My Sister Sent Me a Package

My stomach twists. “People?”

“Yes,” she says calmly. “Living hosts.”

The word host ricochets through me. I picture my sister’s smile from our last video call, how tired she looked, how she avoided showing her hands.

“What’s in the box?” I whisper.

“Something designed to stay alive,” Dr. Keller says. “And based on preliminary scans, it’s degrading.”

Roy leans forward. “And it chose this officer as the delivery endpoint. Why?”

Dr. Keller’s gaze flicks between us. “Because it’s keyed to their DNA.”

The room tilts.

“No,” I say. “That’s not possible. I’ve never been part of—”

“You share genetic identifiers with your sister,” she cuts in. “That’s close enough for this kind of targeting.”

My pulse thunders in my skull. “So what happens if it opens?”

Dr. Keller doesn’t soften her answer. “We don’t let it.”

They move the package to a remote isolation site outside the city. I’m put under temporary confinement—not as punishment, they say, but as precaution. My phone is taken. No calls. No messages. No explanations to anyone else.

Time stretches into something thick and suffocating. I replay every memory of my sister in looping fragments. Her laugh. Her stubborn streak. The way she always pulls me into her messes and calls it adventure.

Hours later, the door opens. Roy steps in alone.

“They tried to neutralize it,” he says. “Something goes wrong.”

My body goes cold. “Wrong how?”

“It reacts,” he says. “Violently. The bio-lock destabilizes. We lose three technicians.”

The room shrinks to a narrow tunnel. My lungs don’t quite work. “Is it moving?”

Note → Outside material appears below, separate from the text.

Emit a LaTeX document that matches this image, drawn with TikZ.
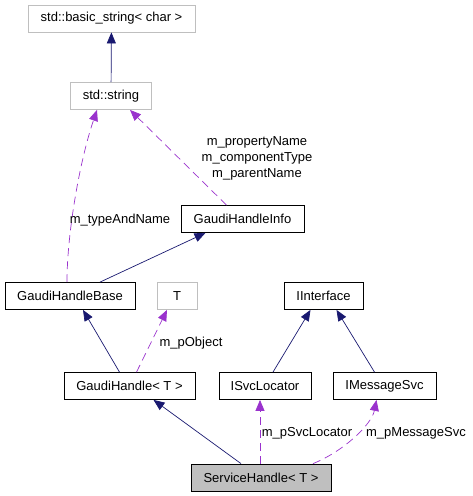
\documentclass[tikz,border=0pt]{standalone}
\usepackage{fontspec}
\setmainfont{Liberation Sans}
\usetikzlibrary{arrows.meta, calc}
\definecolor{navy}{HTML}{191970}
\definecolor{purp}{HTML}{9A32CD}
\definecolor{boxgray}{HTML}{BFBFBF}

\begin{document}
\begin{tikzpicture}[x=1pt, y=-1pt,
    every node/.style = {font=\fontsize{13}{16}\selectfont},
    cls/.style     = {rectangle, draw=black, line width=0.8pt, inner sep=0pt,
                      minimum height=27pt},
    ext/.style     = {cls, draw=boxgray},
    focus/.style   = {cls, fill=boxgray},
    inherit/.style = {-{Triangle[length=11pt, width=9pt]}, line width=0.7pt, draw=navy},
    usage/.style   = {-{Triangle[length=11pt, width=9pt]}, line width=0.7pt, draw=purp,
                      dash pattern=on 8pt off 5pt},
    lbl/.style     = {inner sep=1pt, align=center},
]
\useasboundingbox (0,0) rectangle (473,496);

% string classes (top)
\node[ext, minimum width=167pt] (bstr) at (111.5,18.5) {std::basic\_string< char >};
\node[ext, minimum width=81pt]  (str)  at (111,96)     {std::string};

% handle classes
\node[cls, minimum width=123pt] (ghinfo) at (242.5,219) {GaudiHandleInfo};
\node[cls, minimum width=130pt] (ghbase) at (70,296)    {GaudiHandleBase};
\node[ext, minimum width=40pt]  (tnode)  at (177,296)   {T};
\node[cls, minimum width=79pt]  (iif)    at (323.5,296) {IInterface};
\node[cls, minimum width=131pt] (gh)     at (129.5,386) {GaudiHandle< T >};
\node[cls, minimum width=92pt]  (isvc)   at (265,386)   {ISvcLocator};
\node[cls, minimum width=103pt] (imsg)   at (384.5,386) {IMessageSvc};
\node[focus, minimum width=140pt] (svch) at (261,477.5) {ServiceHandle< T >};

% inheritance
\draw[inherit] (str) -- (bstr);
\draw[inherit] ([xshift=30pt]ghbase.north) -- ([xshift=-37pt]ghinfo.south);
\draw[inherit] ([xshift=-10pt]gh.north) -- ([xshift=13pt]ghbase.south);
\draw[inherit] ([xshift=8pt]isvc.north) -- ([xshift=-13pt]iif.south);
\draw[inherit] ([xshift=-10pt]imsg.north) -- ([xshift=13pt]iif.south);
\draw[inherit] ([xshift=-20pt]svch.north) -- ([xshift=24pt]gh.south);

% usage
\draw[usage] ([xshift=-3pt]ghbase.north) .. controls +(0,-50) and +(-17,50) .. ([xshift=-14pt]str.south);
\draw[usage] ([xshift=-16pt]ghinfo.north) -- ([xshift=19pt]str.south);
\draw[usage] ([xshift=7pt]gh.north) -- ([xshift=-10pt]tnode.south);
\draw[usage] ([xshift=-1pt]svch.north) -- ([xshift=-5pt]isvc.south);
\draw[usage] ([xshift=52pt]svch.north) .. controls +(30,-12) and +(-5,25) .. ([xshift=-8pt]imsg.south);

% member labels
\node[lbl] (lbltype) at (120,220) {m\_typeAndName};
\node[lbl] (lblinfo) at (257,158) {m\_propertyName\\m\_componentType\\m\_parentName};
\node[lbl] (lblobj)  at (191,343) {m\_pObject};
\node[lbl] (lblsvc)  at (307,433) {m\_pSvcLocator};
\node[lbl] (lblmsg)  at (416,433) {m\_pMessageSvc};

\end{tikzpicture}
\end{document}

Roy nods once. “It’s… adapting.”

The image crashes into me fully formed now—something built from her choices, something alive because of her mistakes, sent to me like a final confession wrapped in cardboard and tape.

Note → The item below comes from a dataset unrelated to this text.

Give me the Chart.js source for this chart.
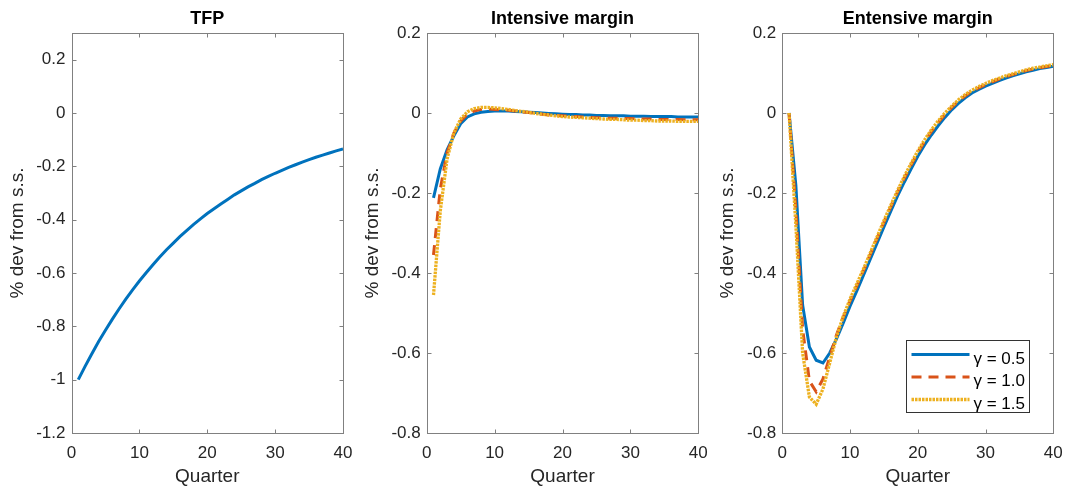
<!DOCTYPE html>
<html>
<head>
<meta charset="utf-8">
<script src="https://cdn.jsdelivr.net/npm/chart.js@4.4.0/dist/chart.umd.min.js"></script>
<style>
  body { margin: 0; background: #fff; }
  .panel { position: absolute; top: 0; }
</style>
</head>
<body>
<div class="panel" style="left:0px"><canvas id="tfpChart" width="355" height="491"></canvas></div>
<div class="panel" style="left:355px"><canvas id="intChart" width="355" height="491"></canvas></div>
<div class="panel" style="left:710px"><canvas id="extChart" width="358" height="491"></canvas></div>
<script>
const quarters = [1, 2, 3, 4, 5, 6, 7, 8, 9, 10, 11, 12, 13, 14, 15, 16, 17, 18, 19, 20,
  21, 22, 23, 24, 25, 26, 27, 28, 29, 30, 31, 32, 33, 34, 35, 36, 37, 38, 39, 40];

const tfp = [-1, -0.95, -0.9025, -0.857, -0.815, -0.774, -0.735, -0.698, -0.663, -0.63,
  -0.599, -0.569, -0.54, -0.513, -0.488, -0.463, -0.44, -0.418, -0.397, -0.377,
  -0.359, -0.341, -0.324, -0.307, -0.292, -0.277, -0.264, -0.25, -0.238, -0.226,
  -0.215, -0.204, -0.194, -0.184, -0.175, -0.166, -0.158, -0.15, -0.142, -0.135];

const intensiveG05 = [-0.212, -0.14, -0.092, -0.057, -0.027, -0.01, -0.002, 0.002, 0.004, 0.005,
  0.005, 0.005, 0.004, 0.003, 0.002, 0.001, 0, -0.001, -0.002, -0.003,
  -0.004, -0.004, -0.005, -0.005, -0.006, -0.006, -0.007, -0.007, -0.007, -0.008,
  -0.008, -0.008, -0.009, -0.009, -0.009, -0.009, -0.01, -0.01, -0.01, -0.01];
const intensiveG10 = [-0.355, -0.19, -0.1, -0.05, -0.02, -0.003, 0.005, 0.009, 0.01, 0.009,
  0.008, 0.007, 0.005, 0.003, 0.001, -0.001, -0.003, -0.005, -0.006, -0.007,
  -0.008, -0.009, -0.01, -0.011, -0.012, -0.012, -0.013, -0.013, -0.014, -0.014,
  -0.015, -0.015, -0.015, -0.016, -0.016, -0.016, -0.016, -0.017, -0.017, -0.017];
const intensiveG15 = [-0.455, -0.245, -0.115, -0.05, -0.015, 0.003, 0.011, 0.014, 0.014, 0.013,
  0.011, 0.009, 0.006, 0.004, 0.002, -0.001, -0.003, -0.005, -0.007, -0.009,
  -0.01, -0.011, -0.012, -0.013, -0.014, -0.015, -0.016, -0.016, -0.017, -0.018,
  -0.018, -0.019, -0.019, -0.02, -0.02, -0.02, -0.021, -0.021, -0.021, -0.021];

const extensiveG05 = [0, -0.18, -0.48, -0.585, -0.618, -0.625, -0.6, -0.565, -0.525, -0.483,
  -0.445, -0.405, -0.365, -0.325, -0.285, -0.246, -0.208, -0.173, -0.14, -0.108,
  -0.08, -0.055, -0.032, -0.011, 0.008, 0.024, 0.038, 0.05, 0.059, 0.067,
  0.074, 0.081, 0.087, 0.093, 0.098, 0.103, 0.107, 0.111, 0.114, 0.117];
const extensiveG10 = [0, -0.24, -0.54, -0.67, -0.697, -0.665, -0.61, -0.555, -0.51, -0.47,
  -0.432, -0.393, -0.353, -0.313, -0.273, -0.235, -0.198, -0.163, -0.13, -0.099,
  -0.071, -0.046, -0.024, -0.004, 0.014, 0.03, 0.043, 0.054, 0.063, 0.071,
  0.078, 0.085, 0.091, 0.096, 0.101, 0.106, 0.11, 0.113, 0.116, 0.119];
const extensiveG15 = [0, -0.28, -0.6, -0.71, -0.728, -0.69, -0.625, -0.56, -0.508, -0.465,
  -0.427, -0.389, -0.349, -0.309, -0.269, -0.231, -0.194, -0.159, -0.126, -0.095,
  -0.067, -0.042, -0.02, 0, 0.017, 0.033, 0.046, 0.057, 0.066, 0.074,
  0.081, 0.087, 0.093, 0.098, 0.103, 0.108, 0.112, 0.115, 0.118, 0.121];

const xTicks = [0, 10, 20, 30, 40];
const yTicksTfp = [-1.2, -1, -0.8, -0.6, -0.4, -0.2, 0, 0.2];
const yTicksMargin = [-0.8, -0.6, -0.4, -0.2, 0, 0.2];
const seriesLabels = ['\u03b3 = 0.5', '\u03b3 = 1.0', '\u03b3 = 1.5'];

const blue = '#0072BD';
const red = '#D95319';
const yellow = '#EDB120';
const axisColor = '#808080';
const tickColor = '#262626';
const fontFamily = '"Liberation Sans", Arial, Helvetica, sans-serif';

const toPoints = (vals) => quarters.map((q, i) => ({ x: q, y: vals[i] }));

// matlab style box, inward ticks, title and legend
const matlabAxes = {
  id: 'matlabAxes',
  afterDatasetsDraw(chart, args, opts) {
    const { ctx, chartArea: a, scales } = chart;
    const L = Math.round(a.left) + 0.5, R = Math.round(a.right) + 0.5;
    const T = Math.round(a.top) + 0.5, B = Math.round(a.bottom) + 0.5;
    ctx.save();
    ctx.strokeStyle = axisColor;
    ctx.lineWidth = 1;
    ctx.setLineDash([]);
    ctx.strokeRect(L, T, R - L, B - T);
    ctx.beginPath();
    scales.x.ticks.forEach(t => {
      const px = Math.round(scales.x.getPixelForValue(t.value)) + 0.5;
      ctx.moveTo(px, B); ctx.lineTo(px, B - 4);
      ctx.moveTo(px, T); ctx.lineTo(px, T + 4);
    });
    scales.y.ticks.forEach(t => {
      const py = Math.round(scales.y.getPixelForValue(t.value)) + 0.5;
      ctx.moveTo(L, py); ctx.lineTo(L + 4, py);
      ctx.moveTo(R, py); ctx.lineTo(R - 4, py);
    });
    ctx.stroke();

    ctx.fillStyle = '#000';
    ctx.font = 'bold 18px ' + fontFamily;
    ctx.textAlign = 'center';
    ctx.textBaseline = 'alphabetic';
    ctx.fillText(opts.title, (a.left + a.right) / 2, 23.5);

    if (opts.legend) {
      const w = 123, h = 72;
      const bx = Math.round(a.right - 24 - w) + 0.5;
      const by = Math.round(a.bottom - 21 - h) + 0.5;
      ctx.fillStyle = '#fff';
      ctx.fillRect(bx, by, w, h);
      ctx.strokeStyle = '#333';
      ctx.lineWidth = 1;
      ctx.strokeRect(bx, by, w, h);
      chart.data.datasets.forEach((ds, i) => {
        const y = by + 14 + i * 22.5;
        ctx.strokeStyle = ds.borderColor;
        ctx.lineWidth = ds.borderWidth;
        ctx.setLineDash(ds.borderDash || []);
        ctx.lineCap = 'butt';
        ctx.beginPath();
        ctx.moveTo(bx + 5, y);
        ctx.lineTo(bx + 63, y);
        ctx.stroke();
        ctx.setLineDash([]);
        ctx.fillStyle = '#000';
        ctx.font = '17px ' + fontFamily;
        ctx.textAlign = 'left';
        ctx.fillText(ds.label, bx + 67, y + 9);
      });
    }
    ctx.restore();
  }
};

function makeOptions(title, yMin, yMax, yTicks, rightPad, yWidth, legend) {
  return {
    responsive: false,
    animation: false,
    layout: { padding: { top: 33, right: rightPad, left: 0, bottom: 0 } },
    plugins: {
      legend: { display: false },
      tooltip: { enabled: false },
      matlabAxes: { title: title, legend: legend }
    },
    scales: {
      x: {
        type: 'linear',
        min: 0,
        max: 40,
        afterBuildTicks: (scale) => { scale.ticks = xTicks.map(v => ({ value: v })); },
        afterFit: (scale) => {
          scale.height = 58;
          scale.paddingLeft = 0;
          scale.paddingRight = 0;
        },
        grid: { display: false, drawTicks: false },
        border: { display: false },
        ticks: { padding: 10, maxRotation: 0, color: tickColor, font: { size: 17, family: fontFamily } },
        title: {
          display: true,
          text: 'Quarter',
          color: tickColor,
          padding: { top: 0, bottom: 3 },
          font: { size: 19, family: fontFamily }
        }
      },
      y: {
        min: yMin,
        max: yMax,
        afterBuildTicks: (scale) => { scale.ticks = yTicks.map(v => ({ value: v })); },
        afterFit: (scale) => {
          scale.width = yWidth;
          scale.paddingTop = 0;
          scale.paddingBottom = 0;
        },
        grid: { display: false, drawTicks: false },
        border: { display: false },
        ticks: {
          padding: 6,
          color: tickColor,
          font: { size: 17, family: fontFamily },
          callback: (v) => String(Math.round(v * 10) / 10)
        },
        title: {
          display: true,
          text: '% dev from s.s.',
          color: tickColor,
          padding: { top: 6, bottom: 0 },
          font: { size: 19, family: fontFamily }
        }
      }
    }
  };
}

const lineBase = { pointRadius: 0, tension: 0, fill: false, borderWidth: 3 };

new Chart(document.getElementById('tfpChart'), {
  type: 'line',
  data: {
    datasets: [{ ...lineBase, label: 'TFP', data: toPoints(tfp), borderColor: blue }]
  },
  options: makeOptions('TFP', -1.2, 0.3, yTicksTfp, 12, 71.5, false),
  plugins: [matlabAxes]
});

function marginDatasets(g05, g10, g15) {
  return [
    { ...lineBase, label: seriesLabels[0], data: toPoints(g05), borderColor: blue, order: 2 },
    { ...lineBase, label: seriesLabels[1], data: toPoints(g10), borderColor: red, borderDash: [10, 7], order: 1 },
    { ...lineBase, label: seriesLabels[2], data: toPoints(g15), borderColor: yellow, borderWidth: 3.3, borderDash: [2.5, 1], order: 0 }
  ];
}

new Chart(document.getElementById('intChart'), {
  type: 'line',
  data: { datasets: marginDatasets(intensiveG05, intensiveG10, intensiveG15) },
  options: makeOptions('Intensive margin', -0.8, 0.2, yTicksMargin, 11.7, 71.7, false),
  plugins: [matlabAxes]
});

new Chart(document.getElementById('extChart'), {
  type: 'line',
  data: { datasets: marginDatasets(extensiveG05, extensiveG10, extensiveG15) },
  options: makeOptions('Entensive margin', -0.8, 0.2, yTicksMargin, 14.7, 72.3, true),
  plugins: [matlabAxes]
});
</script>
</body>
</html>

“They move the site into full lockdown,” Roy continues. “But the organism is keyed to your genetic markers. It’s trying to find you.”

A strange calm settles over me then. Heavy. Inevitable. “Then it’s never going to stop.”

“No,” he says quietly. “It won’t.”

I look up at him. “Take me there.”

Roy stares. “That’s not an order you can give.”

“It’s the only one that makes sense.”

We arrive at the containment facility under a sky the color of wet steel. Armed units line the perimeter. Inside, the air hums with power and unease. Through a reinforced observation pane, I see the remains of the containment case—split open from the inside, organic matter pulsing faintly along fractured edges.

Dr. Keller stands rigid near the glass. “It’s stabilizing now,” she says. “Waiting.”

“For me,” I answer.

They suit me up in layered containment gear, every seal double-checked. My heart pounds so hard it shakes the edges of my vision. Roy stops me at the final threshold.

“You don’t owe her this,” he says.

“I do,” I reply. “Because she sent it. And because I still love her.”

Inside the chamber, the thing stirs instantly. It’s larger than I expected. Taller. A distorted echo of human shape without real features, its surface shifting like something trying to remember what it used to be.

It reacts to me. Reaches. Not violently. Almost… desperately.

A voice crackles through my comm. “It’s syncing,” Dr. Keller says. “Neural pattern resonance confirmed.”

The thing changes again. Its surface ripples, rearranges. A face begins to form.

My sister’s face.

Not perfect. Not stable. But unmistakably hers. Her eyes open.

“I’m sorry,” she says through borrowed vocal cords. “This was the only way I could get it out.”

Tears blur my vision inside the helmet. “Out of what?”

“Out of me.”

The truth unravels in raw fragments. They implant it inside her as a carrier, a living transport system that grows around stolen biological material. She realizes too late what she’s become. She runs. She hides. She tries to remove it, but it bonds too deeply. The only way to make it separate is to send it to the closest genetic match.

“To you,” she whispers.

“And you?” I ask.

Her face falters, glitching like a broken feed. “There’s not much left.”

The organism begins to destabilize, reacting violently to her emotional surge. Alarms spike.

“It’s collapsing!” someone shouts over the comm.

My sister looks at me. Clear now. Peaceful. “You have to let it finish separating,” she says. “It can’t survive without a host. And you won’t be compatible.”

I understand. Horribly, clearly. The organism will complete the bond—or die trying. With me, it will fail.

“I’m here,” I whisper.

The thing surges forward, engulfing my suit in a cold, suffocating pressure. Pain flares through every nerve. Systems go into overload. I feel it search me—every cell, every pattern. And then it rejects me.